How Does USDC Earn Yield? Exploring Passive Income with Stablecoins

In the world of cryptocurrency, a common question arises: how can a digital dollar like USDC (USD Coin) generate yield? Unlike volatile assets, USDC is a stablecoin, pegged 1:1 to the US dollar and backed by cash and cash equivalents. It doesn't appreciate on its own. So, where does the yield come from? The answer lies not in the coin itself, but in the decentralized financial ecosystem that utilizes it.
The primary mechanism for earning yield on USDC is through DeFi, or Decentralized Finance. Think of it as a digital, automated banking system. When you hold USDC in a traditional wallet, it sits idle. However, by depositing it into DeFi protocols, you are essentially lending your stablecoins to the protocol. These protocols then lend your USDC to other users—such as traders seeking leverage, borrowers needing liquidity, or other protocols—and charge them an interest rate. A portion of this interest is then distributed back to you, the depositor, as yield. This process is often facilitated through liquidity pools or lending markets.

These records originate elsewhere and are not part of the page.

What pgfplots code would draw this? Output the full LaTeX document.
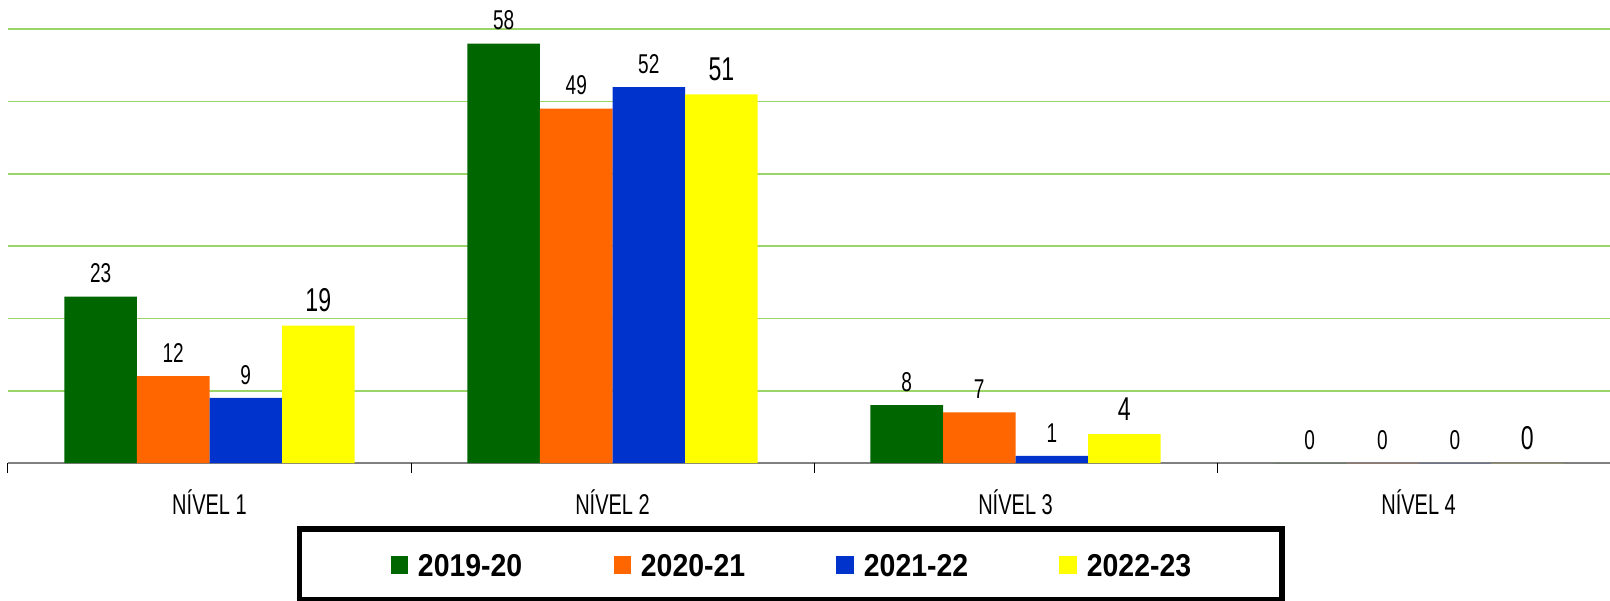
\documentclass[border=0pt]{standalone}
\usepackage{pgfplots}
\pgfplotsset{compat=1.18}
\usepackage{fontspec}
\setmainfont{Liberation Sans}
\newfontfamily\labfont{Liberation Sans}[FakeStretch=0.7]
\newfontfamily\legfont{Liberation Sans}[FakeStretch=0.9]
\definecolor{cA}{RGB}{0,102,0}
\definecolor{cB}{RGB}{255,102,0}
\definecolor{cC}{RGB}{0,51,204}
\definecolor{cD}{RGB}{255,255,0}
\definecolor{gridgreen}{RGB}{155,212,105}
\newcommand{\smallf}{\labfont\fontsize{13.6}{14}\selectfont}
\newcommand{\bigf}{\labfont\fontsize{16.5}{17}\selectfont}
\begin{document}
\begin{tikzpicture}
\begin{axis}[
  at={(4pt,68.5pt)}, anchor=south west,
  scale only axis, width=801pt, height=216.9pt,
  xmin=-0.5, xmax=3.475, ymin=0, ymax=60,
  ybar=0pt, bar width=0.18,
  /pgf/number format/assume math mode=true,
  axis x line*=bottom, axis y line*=left,
  x axis line style={draw=gray, line width=1pt, -},
  y axis line style={draw=none},
  major tick length=0pt,
  xtick={0,1,2,3},
  xticklabels={NÍVEL 1,NÍVEL 2,NÍVEL 3,NÍVEL 4},
  extra x ticks={-0.5,0.5,1.5,2.5},
  extra x tick labels={},
  extra x tick style={major tick length=5pt, tick align=outside,
     tick style={black, line width=0.5pt}, grid=none},
  ytick={10,20,...,60}, yticklabels={},
  ytick style={draw=none},
  ymajorgrids, major grid style={color=gridgreen, line width=0.8pt},
  xticklabel style={font=\labfont\fontsize{14.3}{15}\selectfont, text height=10.4pt,
     inner sep=0pt, anchor=north, yshift=-15pt},
  clip=false,
  nodes near coords,
  every node near coord/.append style={inner sep=0pt, anchor=south, yshift=6.6pt, text=black},
  legend columns=4,
  legend style={at={(0.4887,-0.234)}, anchor=center, draw=black, line width=2.8pt,
     inner xsep=45.5pt, inner ysep=12pt,
     font=\legfont\bfseries\fontsize{15.8}{16}\selectfont,
     nodes={inner sep=0pt, text height=11.5pt, text depth=0pt},
     /tikz/every odd column/.append style={column sep=5pt},
     /tikz/every even column/.append style={column sep=45.6pt}},
  legend image code/.code={\fill[#1, draw=none] (0pt,-4.5pt) rectangle (8.7pt,4.5pt);},
]
\addplot[fill=cA, draw=none, every node near coord/.append style={font=\smallf}]
  coordinates {(0,23) (1,58) (2,8) (3,0)};
\addplot[fill=cB, draw=none, every node near coord/.append style={font=\smallf}]
  coordinates {(0,12) (1,49) (2,7) (3,0)};
\addplot[fill=cC, draw=none, every node near coord/.append style={font=\smallf}]
  coordinates {(0,9) (1,52) (2,1) (3,0)};
\addplot[fill=cD, draw=none, every node near coord/.append style={font=\bigf}]
  coordinates {(0,19) (1,51) (2,4) (3,0)};
\legend{2019-20,2020-21,2021-22,2022-23}
\end{axis}
\pgfresetboundingbox
\path (0,0) rectangle (805pt,300pt);
\end{tikzpicture}
\end{document}
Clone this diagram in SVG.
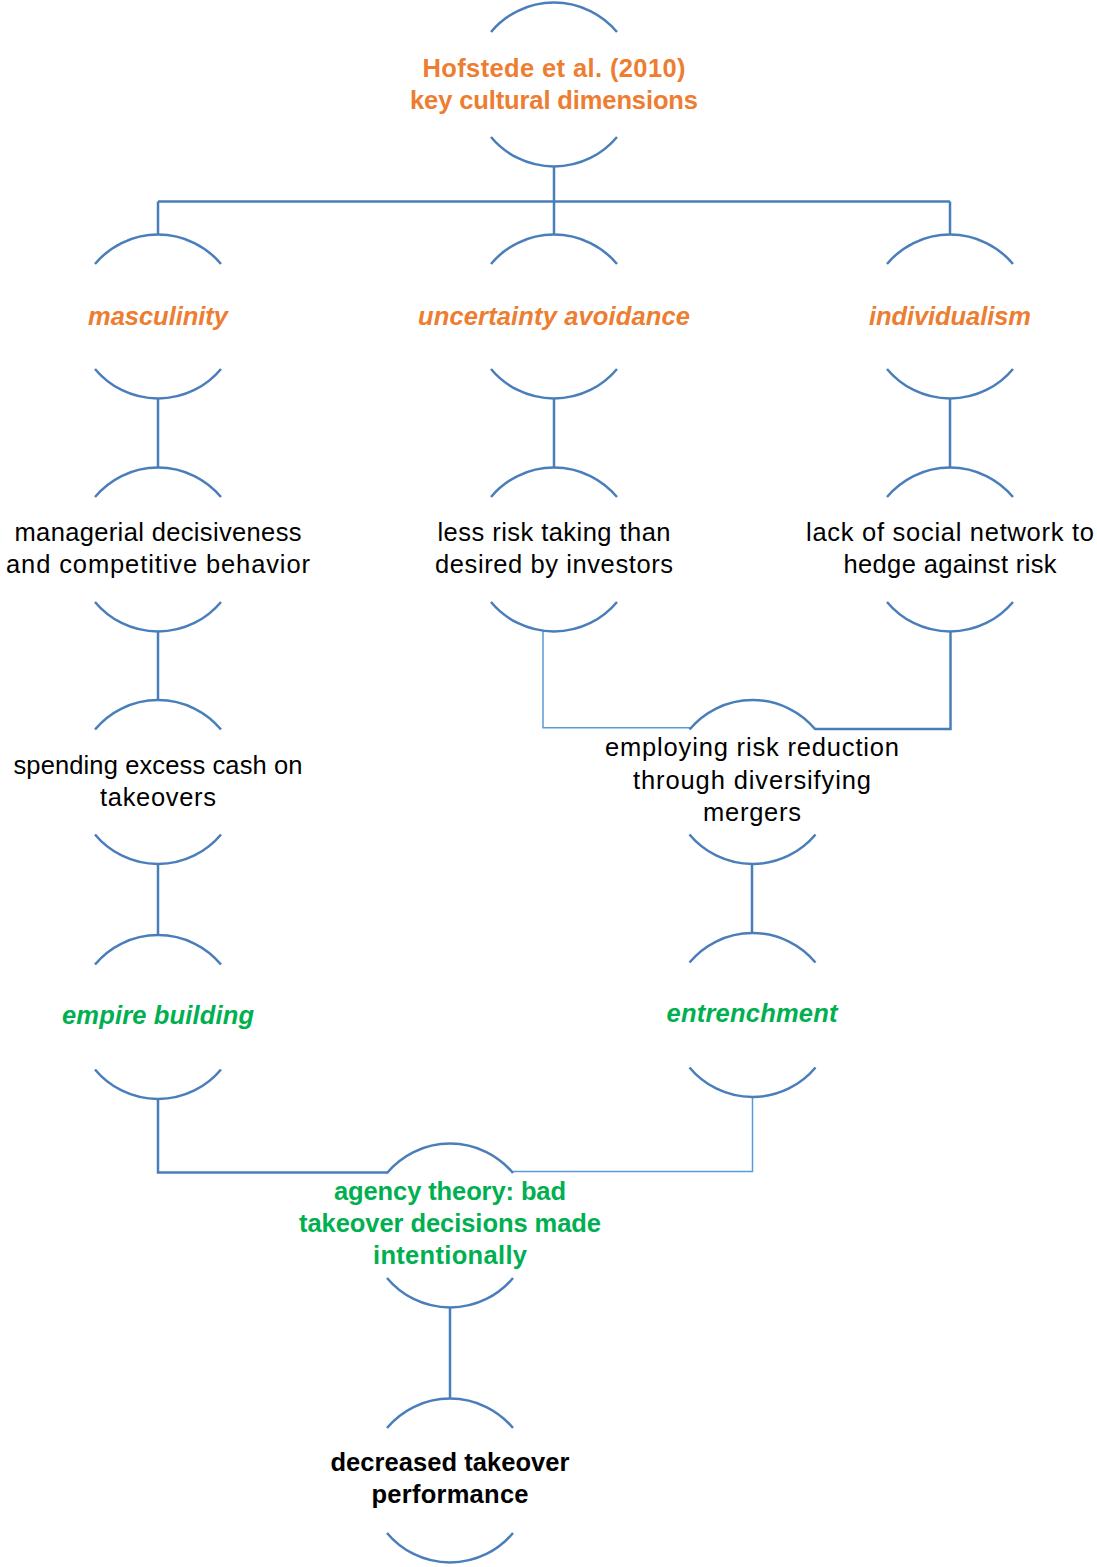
<svg xmlns="http://www.w3.org/2000/svg" xmlns:xlink="http://www.w3.org/1999/xlink" width="1097" height="1567" viewBox="0 0 1097 1567">
<style>
.arc{fill:none;stroke:#4A7EBB;stroke-width:2.5}
.ln{fill:none;stroke:#4A7EBB;stroke-width:2.5}
.ln-thin{fill:none;stroke:#5B9BD5;stroke-width:1.5}
text{font-family:"Liberation Sans",Arial,sans-serif;font-size:25.5px;text-anchor:middle}
.black{fill:#000000}
.orange{fill:#ED7D31;font-weight:bold}
.orange-i{fill:#ED7D31;font-weight:bold;font-style:italic}
.green{fill:#00B050;font-weight:bold}
.green-i{fill:#00B050;font-weight:bold;font-style:italic}
.bold{fill:#000000;font-weight:bold}
</style>
<defs>
<g id="arcs">
<path class="arc" d="M-63,-52.5 A82,82 0 0 1 63,-52.5"/>
<path class="arc" d="M-63,52.5 A82,82 0 0 0 63,52.5"/>
</g>
</defs>
<rect width="1097" height="1567" fill="#ffffff"/>
<g id="connectors">
<path class="ln" d="M554,167 V201.5 M158,201.5 H950 M158,201.5 V234.5 M554,201.5 V234.5 M950,201.5 V234.5"/>
<path class="ln" d="M158,398.5 V467.5 M554,398.5 V467.5 M950,398.5 V467.5"/>
<path class="ln" d="M158,631.5 V700"/>
<path class="ln-thin" d="M543,631 V727.7 H690"/>
<path class="ln" d="M950.5,631.5 V729 H815"/>
<path class="ln" d="M158,864 V935"/>
<path class="ln" d="M752,864 V933"/>
<path class="ln" d="M158,1099 V1172.5 H388"/>
<path class="ln-thin" d="M752.5,1097 V1171.5 H513"/>
<path class="ln" d="M450,1307 V1399"/>
</g>
<g id="node-hofstede"><use xlink:href="#arcs" href="#arcs" x="554" y="84.5"/>
<text class="orange" x="554" y="77" textLength="263">Hofstede et al. (2010)</text>
<text class="orange" x="554" y="109" textLength="288">key cultural dimensions</text></g>
<g id="node-masculinity"><use xlink:href="#arcs" href="#arcs" x="158" y="316.5"/>
<text class="orange-i" x="158" y="325" textLength="140">masculinity</text></g>
<g id="node-uncertainty"><use xlink:href="#arcs" href="#arcs" x="554" y="316.5"/>
<text class="orange-i" x="554" y="325" textLength="272">uncertainty avoidance</text></g>
<g id="node-individualism"><use xlink:href="#arcs" href="#arcs" x="950" y="316.5"/>
<text class="orange-i" x="950" y="325" textLength="162">individualism</text></g>
<g id="node-managerial"><use xlink:href="#arcs" href="#arcs" x="158" y="549.5"/>
<text class="black" x="158" y="541" textLength="287">managerial decisiveness</text>
<text class="black" x="158" y="573" textLength="304">and competitive behavior</text></g>
<g id="node-lessrisk"><use xlink:href="#arcs" href="#arcs" x="554" y="549.5"/>
<text class="black" x="554" y="541" textLength="233">less risk taking than</text>
<text class="black" x="554" y="573" textLength="238">desired by investors</text></g>
<g id="node-lacksocial"><use xlink:href="#arcs" href="#arcs" x="950" y="549.5"/>
<text class="black" x="950" y="541" textLength="288">lack of social network to</text>
<text class="black" x="950" y="573" textLength="213">hedge against risk</text></g>
<g id="node-spending"><use xlink:href="#arcs" href="#arcs" x="158" y="782"/>
<text class="black" x="158" y="774" textLength="289">spending excess cash on</text>
<text class="black" x="158" y="806" textLength="116">takeovers</text></g>
<g id="node-employing"><use xlink:href="#arcs" href="#arcs" x="752.5" y="782"/>
<text class="black" x="752" y="756" textLength="294">employing risk reduction</text>
<text class="black" x="752" y="789" textLength="238">through diversifying</text>
<text class="black" x="752" y="821" textLength="98">mergers</text></g>
<g id="node-empire"><use xlink:href="#arcs" href="#arcs" x="158" y="1017"/>
<text class="green-i" x="158" y="1024" textLength="192">empire building</text></g>
<g id="node-entrenchment"><use xlink:href="#arcs" href="#arcs" x="752.5" y="1015"/>
<text class="green-i" x="752" y="1022" textLength="171">entrenchment</text></g>
<g id="node-agency"><use xlink:href="#arcs" href="#arcs" x="450" y="1225.5"/>
<text class="green" x="450" y="1200" textLength="232">agency theory: bad</text>
<text class="green" x="450" y="1232" textLength="302">takeover decisions made</text>
<text class="green" x="450" y="1264" textLength="154">intentionally</text></g>
<g id="node-decreased"><use xlink:href="#arcs" href="#arcs" x="450" y="1480.5"/>
<text class="bold" x="450" y="1471" textLength="239">decreased takeover</text>
<text class="bold" x="450" y="1503" textLength="157">performance</text></g>
</svg>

Another popular method is through centralized crypto lending platforms and savings accounts offered by various exchanges. Here, you deposit your USDC with a trusted custodian. The platform then lends out your coins to institutional borrowers, like hedge funds or trading firms, who use them for arbitrage or other strategies. In return, you receive a promised annual percentage yield (APY). While often simpler than DeFi, this method involves trusting the central entity's solvency and security measures.
Furthermore, yield can be generated through staking in certain blockchain ecosystems that use USDC. Some proof-of-stake networks or layer-2 solutions may allow users to stake or provide liquidity using USDC pairs, rewarding them with network tokens for helping to secure the network or facilitate smoother transactions. The risk profile here can vary significantly based on the underlying protocol's stability and token economics.
It is crucial to understand that yield generation is never risk-free. In DeFi, risks include smart contract vulnerabilities, protocol failures, and impermanent loss in liquidity pools. In centralized finance, counterparty risk—the chance the platform becomes insolvent or halts withdrawals—is the major concern. The famous adage "higher yield usually means higher risk" holds true. Therefore, while USDC itself is a stable asset, the activities you engage in to generate yield with it carry their own distinct set of risks that must be carefully evaluated.